Mr. Tuttle said he could see the court upholding the current version of the policy.
Lower appeals courts have taken a skeptical view of Mr. Trump’s policy, which restricts admission of citizens from a number of countries that don’t fully cooperate with U.S. travel policies, but the justices seemed more open to the policy during oral argument.
Curt Levey, president of the Committee for Justice, said a win for Mr. Trump will also send a message to the district courts against the issuance of nationwide injunctions against the president’s policies.
“If the court rules for Trump, it will send a message to the lower courts that it is unacceptable for them to join the resistance no matter what they may think about the president’s motives,” Mr. Levey said. The travel case, known officially as Trump v. Hawaii, is one of 29 rulings the justices are expected to deliver by the end of June, when the 2017-2018 session concludes.
Josh Blackman, a professor at South Texas College of Law, said the most important takeaway from the term thus far is the court’s slow pace in issuing its decisions.
It is also the first full session for Justice Neil M. Gorsuch, a Trump appointee, who set court-watchers atwitter this year when he sided with the four Democrat-appointed justices in ruling against a law allowing legal immigrants to be deported if they commit a violent crime. He said the law was too vague in defining what constituted “crimes of violence.”

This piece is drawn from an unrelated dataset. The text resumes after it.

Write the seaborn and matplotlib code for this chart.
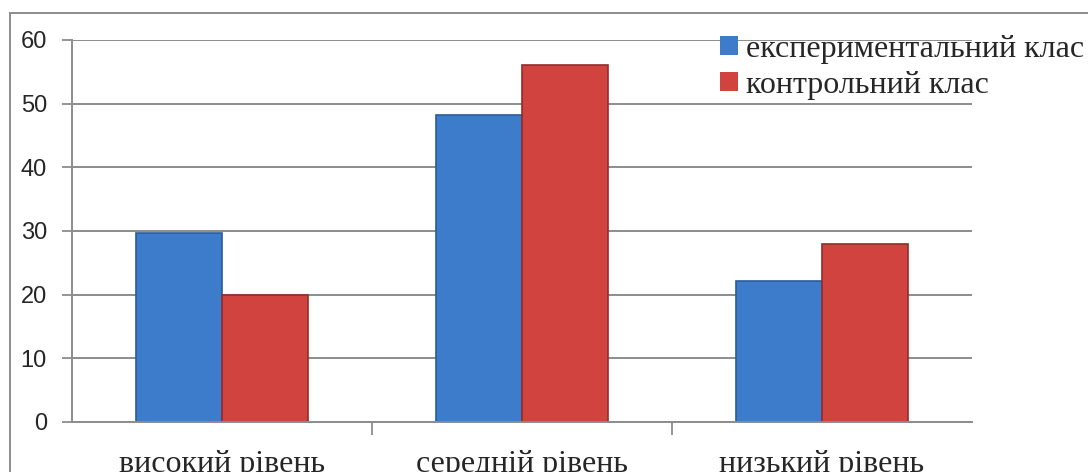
import pandas as pd
import matplotlib
matplotlib.use("Agg")
import matplotlib.pyplot as plt
import seaborn as sns
from matplotlib.patches import Rectangle

# Дані з діаграми
levels = ["високий рівень", "середній рівень", "низький рівень"]
groups = ["експериментальний клас", "контрольний клас"]
exp_values = [29.7, 48.2, 22.1]
ctrl_values = [20, 56, 28]

df = pd.DataFrame({
    "Рівень": levels * 2,
    "Клас": [groups[0]] * 3 + [groups[1]] * 3,
    "Значення": exp_values + ctrl_values,
})

sns.set_style("white")
plt.rcParams["font.family"] = ["Liberation Sans", "DejaVu Sans"]

fig = plt.figure(figsize=(10.88, 4.72), dpi=100)
ax = fig.add_axes([72 / 1088, 1 - 422 / 472, 900 / 1088, 382 / 472])

sns.barplot(
    data=df,
    x="Рівень",
    y="Значення",
    hue="Клас",
    order=levels,
    hue_order=groups,
    palette=["#3D7BCB", "#D1433F"],
    saturation=1,
    width=0.574,
    gap=0,
    linewidth=0,
    ax=ax,
)
# темніший контур, щоб трохи нагадати об'ємні стовпці
for bar, col in zip(ax.patches, ["#2A5B9A"] * 3 + ["#962C29"] * 3):
    bar.set_edgecolor(col)
    bar.set_linewidth(1.2)

ax.set_ylim(0, 60)
ax.set_xlim(-0.5, 2.5)
ax.set_yticks(range(0, 61, 10))
ax.yaxis.grid(True, color="#8C8C8C", linewidth=1.4)
ax.set_axisbelow(True)
ax.set_xlabel("")
ax.set_ylabel("")

for side in ["top", "right"]:
    ax.spines[side].set_visible(False)
for side in ["left", "bottom"]:
    ax.spines[side].set_color("#8C8C8C")
    ax.spines[side].set_linewidth(1.4)

# мітки категорій, риски між категоріями
ax.set_xticks([0.5, 1.5], minor=True)
ax.tick_params(axis="x", which="minor", length=9, width=1.3, color="#8C8C8C", direction="out")
ax.tick_params(axis="x", which="major", length=0, pad=20)
ax.tick_params(axis="y", length=7, width=1.3, color="#8C8C8C", direction="out", pad=11)
plt.setp(ax.get_xticklabels(), family=["Liberation Serif"], fontsize=23)
plt.setp(ax.get_yticklabels(), fontsize=17)
ax.xaxis.set_ticks_position("bottom")
ax.yaxis.set_ticks_position("left")

handles, labels = ax.get_legend_handles_labels()
ax.legend(
    handles,
    labels,
    loc="upper left",
    bbox_to_anchor=(720 / 1088, 1 - 35 / 472),
    bbox_transform=fig.transFigure,
    frameon=False,
    prop={"family": "Liberation Serif", "size": 23},
    handlelength=0.55,
    handleheight=0.55,
    handletextpad=0.25,
    labelspacing=0.22,
    borderpad=0,
    borderaxespad=0,
)

# рамка діаграми
fig.patches.append(Rectangle(
    (9.5 / 1088, -0.2), 1.2, 1 - 13 / 472 + 0.2,
    transform=fig.transFigure, fill=False, edgecolor="#8C8C8C", linewidth=1.4,
))

fig.savefig("out.png", dpi=100)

Mr. Levey said Justice Gorsuch could be the deciding factor in many of the pending high-profile cases. The early signs are that the court has become more conservative since he filled the seat of the late Justice Antonin Scalia.
Two years ago, after Scalia’s death but before Justice Gorsuch’s appointment, the court deadlocked 4-4 on a case involving whether public-sector labor union members can be required to pay dues that the unions then spend on their political goals.
Now another such case is back before the court. Mark Janus, a government employee in Illinois, says he is forced to pay union dues that subsidize speech with which he disagrees.
Mr. Levey said this case could be a major setback to public unions and their ability to spend money advancing their agendas if the court, with Justice Gorsuch, sides with Mr. Janus.
In another major First Amendment case, religious conservatives are eagerly awaiting the justices’ decision on whether Christian companies can refuse to do business for same-sex weddings.
The legal battle began when Jack Phillips, a Christian baker, turned a same-sex couple away from his bakery and refused to create a custom cake for their same-sex wedding because it violated his religious beliefs.
Colorado said he broke public accommodation laws that prohibit businesses from turning customers away based on race, sexual orientation, age and nationality.
Mr. Phillips countered that the law crimped his free speech rights by requiring him to bake and decorate a cake — his form of art — in support of something he finds objectionable. Mr. Trump’s Justice Department sided with the baker.
Mr. Tuttle said an exception to the public accommodation law could have ramifications for other minority groups across the board.
“There is nothing in principle that limits this to the exclusion of gays and lesbians or LGBT-plus folks. It can also include other forms of discriminatory conduct if someone believes that this violates their right to compelled speech, so I just worry about this across the whole range of exemptions,” Mr. Tuttle said.
The justices could also settle a landmark battle over how nakedly political states can be in drawing lines for their legislative districts, such as statehouses and members of Congress.
A host of liberal voter groups challenged Wisconsin’s maps, saying Republicans drew the lines to pack Democrats into a few districts while spreading out Republican voters to maximize the number of House seats.
A lower court ruled that the political move violated voters’ right to have a fair chance to pick a candidate of their choice. The court suggested that a mathematical formula should be used to calculate how partisan a district can lean before it is deemed illegal.
But analysts say it’s tricky, if not impossible, to settle on an acceptable formula.
The court will also address the increasing tension between technology and privacy in a case over cellphone tracking data and whether the government needs a warrant to track people’s whereabouts.
The Trump administration argued that the cellphone records belong to telecommunications companies, not customers, so there is no need for a warrant to obtain data location records. Skeptics, though, say it violates the consumers’ Fourth Amendment right.
Court watchers will also be looking for retirement announcements, which often coincide with the end of a session.
Ilya Shapiro, a senior fellow at the Cato Institute, advises court watchers not to get too comfortable with the current lineup.
“This composition of the court won’t last long, whether [Justice] Kennedy retires now or later,” he said. “But I really like Gorsuch. His approach is a breath of fresh air.”